What to do
Pull out all lines from the listing below in which the word "matplotlib" appears.

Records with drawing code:
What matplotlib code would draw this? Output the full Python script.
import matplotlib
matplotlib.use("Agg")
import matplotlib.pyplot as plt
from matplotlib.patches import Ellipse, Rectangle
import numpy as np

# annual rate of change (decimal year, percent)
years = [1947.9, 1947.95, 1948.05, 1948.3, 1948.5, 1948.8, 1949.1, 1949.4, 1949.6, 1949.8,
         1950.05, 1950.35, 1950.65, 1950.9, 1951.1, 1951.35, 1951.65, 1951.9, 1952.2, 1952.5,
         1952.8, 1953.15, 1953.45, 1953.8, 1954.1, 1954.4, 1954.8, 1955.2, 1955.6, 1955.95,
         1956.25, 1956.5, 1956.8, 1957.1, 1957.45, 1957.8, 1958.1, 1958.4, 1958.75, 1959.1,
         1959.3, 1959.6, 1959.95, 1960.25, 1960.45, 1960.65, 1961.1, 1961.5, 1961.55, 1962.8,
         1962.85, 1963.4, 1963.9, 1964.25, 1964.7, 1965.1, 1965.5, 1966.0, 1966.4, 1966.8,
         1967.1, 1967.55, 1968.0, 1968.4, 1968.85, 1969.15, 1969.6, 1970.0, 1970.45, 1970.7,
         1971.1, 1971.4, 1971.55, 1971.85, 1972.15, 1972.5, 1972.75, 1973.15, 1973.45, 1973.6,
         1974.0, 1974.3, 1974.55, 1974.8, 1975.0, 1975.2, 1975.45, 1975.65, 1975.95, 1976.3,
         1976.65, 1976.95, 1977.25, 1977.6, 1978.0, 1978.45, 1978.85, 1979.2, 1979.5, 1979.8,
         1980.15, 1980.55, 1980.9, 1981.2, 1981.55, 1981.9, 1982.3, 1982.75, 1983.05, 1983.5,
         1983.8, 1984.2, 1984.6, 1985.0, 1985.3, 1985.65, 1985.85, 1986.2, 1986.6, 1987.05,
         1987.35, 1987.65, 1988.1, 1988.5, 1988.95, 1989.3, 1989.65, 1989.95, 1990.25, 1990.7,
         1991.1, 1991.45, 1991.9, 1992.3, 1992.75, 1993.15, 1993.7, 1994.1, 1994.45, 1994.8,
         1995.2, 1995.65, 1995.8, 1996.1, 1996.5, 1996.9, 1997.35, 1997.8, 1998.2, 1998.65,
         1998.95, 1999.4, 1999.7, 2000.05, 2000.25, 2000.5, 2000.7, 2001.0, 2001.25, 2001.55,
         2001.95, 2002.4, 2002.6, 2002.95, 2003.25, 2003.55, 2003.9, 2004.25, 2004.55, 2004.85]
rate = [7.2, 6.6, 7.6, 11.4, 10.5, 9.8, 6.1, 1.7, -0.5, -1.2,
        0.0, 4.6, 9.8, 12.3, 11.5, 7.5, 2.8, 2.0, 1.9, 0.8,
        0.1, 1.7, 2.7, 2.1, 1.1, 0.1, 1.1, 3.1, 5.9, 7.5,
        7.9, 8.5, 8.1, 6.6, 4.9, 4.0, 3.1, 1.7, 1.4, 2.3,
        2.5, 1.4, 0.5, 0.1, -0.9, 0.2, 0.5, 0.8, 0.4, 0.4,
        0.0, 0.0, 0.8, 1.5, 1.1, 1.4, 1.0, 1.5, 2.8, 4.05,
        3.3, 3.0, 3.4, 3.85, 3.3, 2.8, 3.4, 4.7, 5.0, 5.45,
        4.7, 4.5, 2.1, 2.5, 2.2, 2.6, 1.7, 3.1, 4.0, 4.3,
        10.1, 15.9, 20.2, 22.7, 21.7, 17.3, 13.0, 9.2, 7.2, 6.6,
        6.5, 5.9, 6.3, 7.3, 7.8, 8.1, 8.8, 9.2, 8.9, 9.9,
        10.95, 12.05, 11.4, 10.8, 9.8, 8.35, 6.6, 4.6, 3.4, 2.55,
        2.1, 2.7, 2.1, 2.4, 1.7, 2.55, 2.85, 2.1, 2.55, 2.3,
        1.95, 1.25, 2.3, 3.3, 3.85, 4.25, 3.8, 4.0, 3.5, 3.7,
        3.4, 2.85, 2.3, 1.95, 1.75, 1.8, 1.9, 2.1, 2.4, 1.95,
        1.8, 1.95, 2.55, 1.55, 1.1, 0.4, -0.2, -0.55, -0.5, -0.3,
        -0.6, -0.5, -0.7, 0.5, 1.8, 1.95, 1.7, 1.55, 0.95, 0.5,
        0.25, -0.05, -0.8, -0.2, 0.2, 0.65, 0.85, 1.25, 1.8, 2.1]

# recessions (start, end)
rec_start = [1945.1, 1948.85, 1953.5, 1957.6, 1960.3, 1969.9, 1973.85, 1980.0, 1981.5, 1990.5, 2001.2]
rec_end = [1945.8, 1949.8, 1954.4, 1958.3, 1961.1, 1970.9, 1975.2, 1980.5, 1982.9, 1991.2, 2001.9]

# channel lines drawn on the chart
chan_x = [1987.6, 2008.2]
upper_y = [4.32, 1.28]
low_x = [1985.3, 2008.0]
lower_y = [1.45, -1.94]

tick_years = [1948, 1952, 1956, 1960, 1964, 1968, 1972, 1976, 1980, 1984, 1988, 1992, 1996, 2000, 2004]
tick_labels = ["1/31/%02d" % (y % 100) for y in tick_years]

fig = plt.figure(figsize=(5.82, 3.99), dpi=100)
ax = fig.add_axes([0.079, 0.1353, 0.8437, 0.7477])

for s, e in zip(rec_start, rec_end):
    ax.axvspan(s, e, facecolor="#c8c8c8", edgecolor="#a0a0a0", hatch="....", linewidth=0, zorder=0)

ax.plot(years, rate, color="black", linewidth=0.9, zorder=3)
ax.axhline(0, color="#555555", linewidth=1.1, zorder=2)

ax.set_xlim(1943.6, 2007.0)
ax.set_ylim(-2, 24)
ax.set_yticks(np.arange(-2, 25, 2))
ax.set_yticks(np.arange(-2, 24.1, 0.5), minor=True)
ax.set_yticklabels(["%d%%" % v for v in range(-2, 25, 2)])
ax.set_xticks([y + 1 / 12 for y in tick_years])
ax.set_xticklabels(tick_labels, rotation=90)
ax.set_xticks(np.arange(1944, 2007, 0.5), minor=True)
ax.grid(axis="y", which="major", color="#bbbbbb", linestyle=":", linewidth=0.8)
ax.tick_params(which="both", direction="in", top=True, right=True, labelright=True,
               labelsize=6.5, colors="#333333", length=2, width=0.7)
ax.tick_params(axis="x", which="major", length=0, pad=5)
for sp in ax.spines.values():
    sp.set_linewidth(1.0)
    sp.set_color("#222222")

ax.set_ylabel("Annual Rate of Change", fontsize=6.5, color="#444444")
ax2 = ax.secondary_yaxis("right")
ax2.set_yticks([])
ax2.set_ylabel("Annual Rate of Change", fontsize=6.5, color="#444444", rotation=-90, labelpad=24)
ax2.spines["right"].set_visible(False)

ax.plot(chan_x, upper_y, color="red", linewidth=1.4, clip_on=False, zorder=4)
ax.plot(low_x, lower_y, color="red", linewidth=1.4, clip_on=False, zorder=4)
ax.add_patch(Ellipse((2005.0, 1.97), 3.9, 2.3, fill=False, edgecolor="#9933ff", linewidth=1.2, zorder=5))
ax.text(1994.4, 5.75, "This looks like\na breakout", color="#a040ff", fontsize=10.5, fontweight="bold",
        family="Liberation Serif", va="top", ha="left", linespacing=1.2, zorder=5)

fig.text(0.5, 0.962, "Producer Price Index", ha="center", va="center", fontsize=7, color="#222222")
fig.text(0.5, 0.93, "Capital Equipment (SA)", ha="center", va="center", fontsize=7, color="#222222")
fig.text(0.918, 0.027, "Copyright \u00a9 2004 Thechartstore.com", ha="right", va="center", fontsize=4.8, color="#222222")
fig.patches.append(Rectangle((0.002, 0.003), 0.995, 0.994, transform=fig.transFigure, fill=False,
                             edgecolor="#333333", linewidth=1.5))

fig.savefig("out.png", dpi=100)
...
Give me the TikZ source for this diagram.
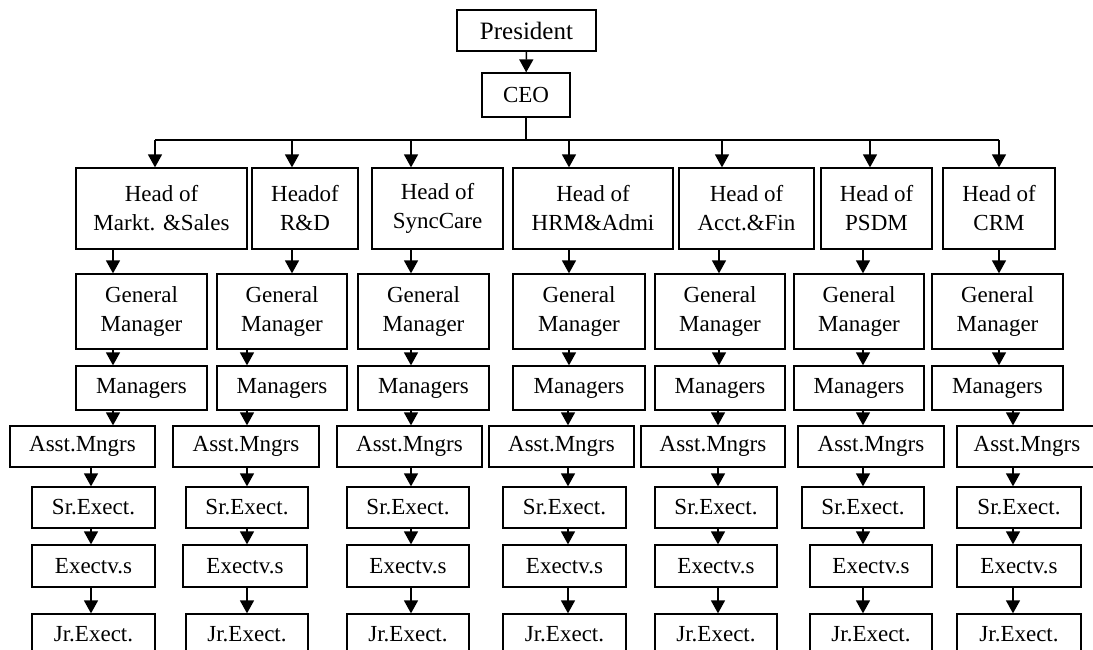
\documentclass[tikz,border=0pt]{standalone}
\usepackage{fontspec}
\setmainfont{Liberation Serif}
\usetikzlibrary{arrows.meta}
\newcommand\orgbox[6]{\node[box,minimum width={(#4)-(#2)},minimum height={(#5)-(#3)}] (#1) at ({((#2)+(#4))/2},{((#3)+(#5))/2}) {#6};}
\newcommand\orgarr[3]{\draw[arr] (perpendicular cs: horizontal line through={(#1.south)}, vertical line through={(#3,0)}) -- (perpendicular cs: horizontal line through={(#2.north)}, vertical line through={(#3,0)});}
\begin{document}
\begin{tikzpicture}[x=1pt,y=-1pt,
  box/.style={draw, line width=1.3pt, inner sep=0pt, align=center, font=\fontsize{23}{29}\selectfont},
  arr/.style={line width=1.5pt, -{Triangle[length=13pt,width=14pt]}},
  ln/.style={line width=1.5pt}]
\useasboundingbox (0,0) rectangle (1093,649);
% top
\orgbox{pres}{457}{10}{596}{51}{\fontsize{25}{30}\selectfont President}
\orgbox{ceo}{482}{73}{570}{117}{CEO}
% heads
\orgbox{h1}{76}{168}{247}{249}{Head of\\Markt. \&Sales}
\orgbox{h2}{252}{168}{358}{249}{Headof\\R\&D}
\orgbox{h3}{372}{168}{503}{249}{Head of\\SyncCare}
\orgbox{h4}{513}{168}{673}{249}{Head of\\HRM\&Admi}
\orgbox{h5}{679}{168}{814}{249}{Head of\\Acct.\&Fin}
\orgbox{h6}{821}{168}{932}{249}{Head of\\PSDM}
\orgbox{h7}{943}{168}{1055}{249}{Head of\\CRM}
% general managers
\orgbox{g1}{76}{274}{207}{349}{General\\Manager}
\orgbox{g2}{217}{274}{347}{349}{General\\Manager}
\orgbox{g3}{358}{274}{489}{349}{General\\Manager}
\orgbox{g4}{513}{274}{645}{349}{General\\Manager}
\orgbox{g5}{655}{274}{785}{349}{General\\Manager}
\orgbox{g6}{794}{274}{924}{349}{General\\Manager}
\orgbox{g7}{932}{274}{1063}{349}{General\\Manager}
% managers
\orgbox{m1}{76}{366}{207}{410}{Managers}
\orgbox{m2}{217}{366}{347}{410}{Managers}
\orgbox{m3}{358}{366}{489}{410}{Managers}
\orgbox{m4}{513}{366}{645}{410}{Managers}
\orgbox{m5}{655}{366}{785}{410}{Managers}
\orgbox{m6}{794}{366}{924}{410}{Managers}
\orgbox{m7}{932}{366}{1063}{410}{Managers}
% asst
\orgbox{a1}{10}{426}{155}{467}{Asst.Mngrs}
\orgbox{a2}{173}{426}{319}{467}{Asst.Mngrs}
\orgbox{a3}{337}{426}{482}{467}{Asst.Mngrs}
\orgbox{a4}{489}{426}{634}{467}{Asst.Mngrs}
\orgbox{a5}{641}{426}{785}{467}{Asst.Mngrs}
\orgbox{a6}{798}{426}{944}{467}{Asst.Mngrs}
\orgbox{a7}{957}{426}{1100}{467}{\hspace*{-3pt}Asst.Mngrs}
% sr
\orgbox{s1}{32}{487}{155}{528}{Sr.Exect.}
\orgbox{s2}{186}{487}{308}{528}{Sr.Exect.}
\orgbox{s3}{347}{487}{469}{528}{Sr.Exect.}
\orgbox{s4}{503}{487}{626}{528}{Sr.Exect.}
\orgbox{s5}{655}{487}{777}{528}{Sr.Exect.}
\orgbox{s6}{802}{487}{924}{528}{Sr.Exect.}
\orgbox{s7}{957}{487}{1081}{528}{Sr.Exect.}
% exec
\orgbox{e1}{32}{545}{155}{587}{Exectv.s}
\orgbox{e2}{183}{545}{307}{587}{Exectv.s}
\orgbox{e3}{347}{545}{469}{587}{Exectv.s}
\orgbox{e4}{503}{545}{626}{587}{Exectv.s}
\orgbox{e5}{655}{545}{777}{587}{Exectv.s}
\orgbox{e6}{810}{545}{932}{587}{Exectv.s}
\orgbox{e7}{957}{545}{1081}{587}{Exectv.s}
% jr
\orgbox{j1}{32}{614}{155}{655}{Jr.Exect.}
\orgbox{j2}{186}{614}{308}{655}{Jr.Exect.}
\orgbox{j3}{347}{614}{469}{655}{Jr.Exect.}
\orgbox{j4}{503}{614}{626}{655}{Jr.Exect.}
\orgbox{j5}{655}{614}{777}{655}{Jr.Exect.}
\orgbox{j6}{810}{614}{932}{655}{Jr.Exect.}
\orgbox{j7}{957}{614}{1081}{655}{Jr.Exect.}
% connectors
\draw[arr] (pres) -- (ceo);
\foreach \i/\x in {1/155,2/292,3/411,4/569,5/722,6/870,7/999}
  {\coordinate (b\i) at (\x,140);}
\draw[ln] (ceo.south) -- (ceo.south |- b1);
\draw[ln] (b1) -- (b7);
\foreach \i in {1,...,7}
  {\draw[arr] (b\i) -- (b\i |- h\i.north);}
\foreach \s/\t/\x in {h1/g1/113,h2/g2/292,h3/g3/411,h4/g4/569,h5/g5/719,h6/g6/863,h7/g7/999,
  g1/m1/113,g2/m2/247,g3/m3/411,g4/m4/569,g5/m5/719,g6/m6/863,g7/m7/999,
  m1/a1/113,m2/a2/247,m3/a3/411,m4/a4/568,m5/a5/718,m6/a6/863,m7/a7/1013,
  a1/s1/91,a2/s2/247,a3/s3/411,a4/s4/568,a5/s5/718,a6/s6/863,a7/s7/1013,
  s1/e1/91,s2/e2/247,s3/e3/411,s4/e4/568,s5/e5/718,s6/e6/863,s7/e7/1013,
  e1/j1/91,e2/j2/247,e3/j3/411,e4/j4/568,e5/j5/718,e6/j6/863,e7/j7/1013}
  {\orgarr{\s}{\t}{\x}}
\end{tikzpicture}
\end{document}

Answer
What matplotlib code would draw this? Output the full Python script.
import matplotlib
matplotlib.use("Agg")
import matplotlib.pyplot as plt
from matplotlib.patches import Ellipse, Rectangle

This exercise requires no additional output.